Was working with the non-actors just as edifying?
Oh yeah! It was really impressive to see these people come in with little to no acting experience and how real a performance they could give. It really taught me stuff that I’ve used in my own performance, even.
You know, just remembering not to try and do too much with something. Not having experience with this type of acting, I wanted to make sure I was as real as everybody else. Everybody else set such a wonderful tone, it made it much easier to fit in and reach the same tone.
Was it jarring switching back and forth between the naturalism of “Nebraska” and things like your appearances on “Conan” and “30 Rock?”

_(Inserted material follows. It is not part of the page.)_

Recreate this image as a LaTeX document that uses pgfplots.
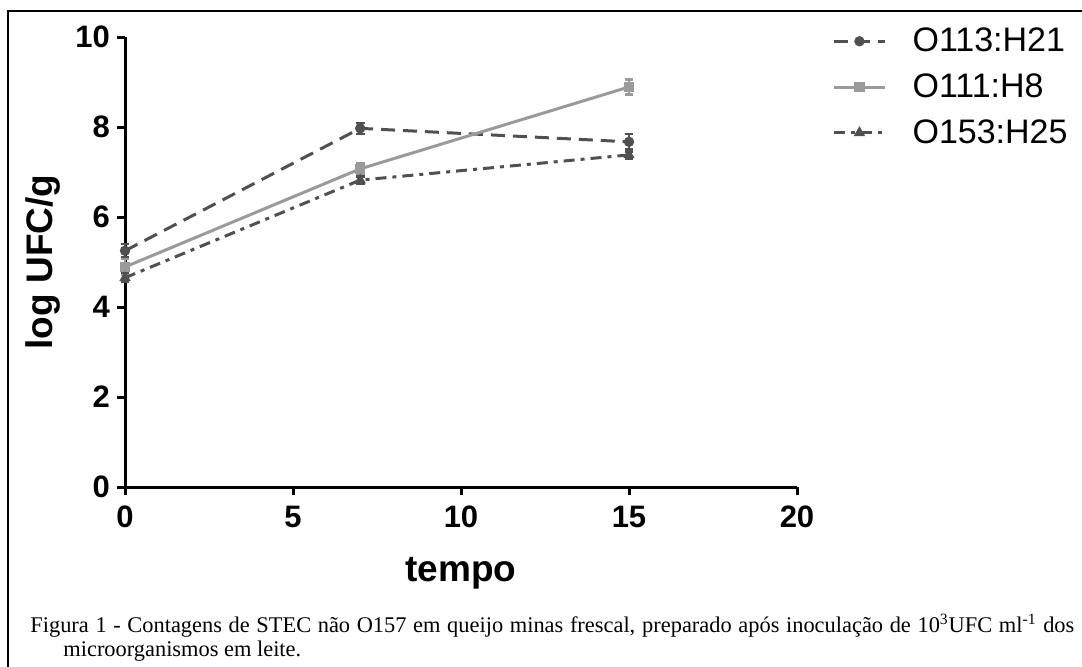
\documentclass[border=0pt]{standalone}
\usepackage{pgfplots}
\pgfplotsset{compat=1.18}
\usepackage{fontspec}
\setmainfont{Liberation Serif}
\newfontfamily\arial{Liberation Sans}
\definecolor{darkser}{HTML}{505050}
\definecolor{lightser}{HTML}{9A9A9A}

\begin{document}
\begin{tikzpicture}
% 1 px of the reference = 0.5pt
\useasboundingbox (0,0) rectangle (541pt,333pt);
\draw[line width=1pt] (4pt,-5pt) -- (4pt,327.5pt) -- (545pt,327.5pt);

\begin{axis}[
    at={(62.5pt,89.5pt)}, anchor=origin,
    scale only axis,
    width=336pt, height=225pt,
    xmin=0, xmax=20, ymin=0, ymax=10,
    axis x line*=bottom, axis y line*=left,
    axis line style={line width=1.5pt, -},
    xtick={0,5,10,15,20}, ytick={0,2,4,6,8,10},
    tick align=outside, major tick length=4pt,
    tick style={line width=1.5pt, black},
    ticklabel style={font=\arial\bfseries\fontsize{15.5}{18}\selectfont},
    xticklabel style={yshift=-2pt},
    /pgf/number format/assume math mode=true,
    xlabel={tempo}, ylabel={log UFC/g},
    label style={font=\arial\bfseries\fontsize{18.5}{22}\selectfont},
    xlabel style={at={(0.5,0)}, anchor=base, yshift=-47pt},
    ylabel style={at={(0,0.5)}, anchor=south, yshift=29pt},
    clip=false,
    legend style={at={(1.052,1.03)}, anchor=north west, draw=none,
        font=\arial\fontsize{17}{20}\selectfont, row sep=5.5pt,
        fill=none, inner sep=0pt,
        /tikz/every odd column/.append style={column sep=11pt}},
    legend cell align=left,
    legend image code/.code={
        \draw[mark repeat=2, mark phase=2, #1] plot coordinates {(0cm,0cm) (0.45cm,0cm) (0.9cm,0cm)};},
]
\addplot[darkser, line width=1.5pt, dash pattern=on 7pt off 4pt,
    mark=*, mark size=1.8pt, mark options={solid},
    error bars/.cd, y dir=both, y explicit,
    error bar style={line width=1.2pt, solid},
    error mark options={rotate=90, mark size=2.2pt, line width=1.2pt}]
    coordinates {
    (0, 5.25) +- (0, 0.15)
    (7, 7.97) +- (0, 0.12)
    (15, 7.67) +- (0, 0.17)
};
\addlegendentry{O113:H21}
\addplot[lightser, line width=1.5pt,
    mark=square*, mark size=1.8pt,
    error bars/.cd, y dir=both, y explicit,
    error bar style={line width=1.2pt},
    error mark options={rotate=90, mark size=2.2pt, line width=1.2pt}]
    coordinates {
    (0, 4.89) +- (0, 0.18)
    (7, 7.07) +- (0, 0.13)
    (15, 8.89) +- (0, 0.17)
};
\addlegendentry{O111:H8}
\addplot[darkser, line width=1.5pt, dash pattern=on 5.5pt off 3pt on 2pt off 3pt,
    mark=triangle*, mark size=1.8pt, mark options={solid},
    error bars/.cd, y dir=both, y explicit,
    error bar style={line width=1.2pt, solid},
    error mark options={rotate=90, mark size=2.2pt, line width=1.2pt}]
    coordinates {
    (0, 4.65) +- (0, 0.1)
    (7, 6.82) +- (0, 0.08)
    (15, 7.38) +- (0, 0.08)
};
\addlegendentry{O153:H25}
\end{axis}

\node[anchor=base west, inner sep=0pt, font=\fontsize{11.2}{12}\selectfont] at (15pt,17pt)
    {\makebox[522pt][s]{Figura 1 - Contagens de STEC não O157 em queijo minas frescal, preparado após inoculação de 10\textsuperscript{3}UFC ml\textsuperscript{-1} dos}};
\node[anchor=base west, inner sep=0pt, font=\fontsize{11.2}{12}\selectfont] at (31.5pt,5pt)
    {microorganismos em leite.};
\end{tikzpicture}
\end{document}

You know, once we got out there, I was mainly on this. I had one weekend when I went into New York to do “30 Rock,” my final “30 Rock” appearance and that was so sad. It was such a great experience working on that too. And there was one time I did a voice over for “Cloudy with a Chance of Meatballs 2.” They were wonderful enough to come out to Omaha and we recorded there. So for the most part I was able to focus on “Nebraska” and able to hunker down.
Did that help your performance?
Absolutely. The script was so wonderful and it was a very clear template, as far as showing you what you’re supposed to do. Then to be out in Nebraska, really psychologically sets the stage for you. Every part of the experience was so authentic and every part of it helped to get into the character.
Now that you’ve done “Nebraska” do you want to continue with dramatic roles?
You know, I have no idea. I had such a great experience on this, if there was another script that came around that was a drama that I liked that somehow would let me be a part of it, I would be more than willing to try it. This wasn’t some big orchestrated plan to do drama. This just kind of happened. And I am so appreciative of being given this opportunity because I never thought, in a million years, that I would get to do this.
On the complete opposite side of things—what’s going on with “MacGruber 2?”
All of us have been so busy that we haven’t gotten a chance to get together and write it. We definitely plan on writing it. From there it’s out of our hands, we’ve got to see if somebody will let us make it. But we’re going to write it and look for somebody who wants to do what we write. We love the first one so much that we don’t want to disgrace it by getting in there and mucking up the second one.
“Nebraska” opens in limited release on Friday and expands in the coming weeks.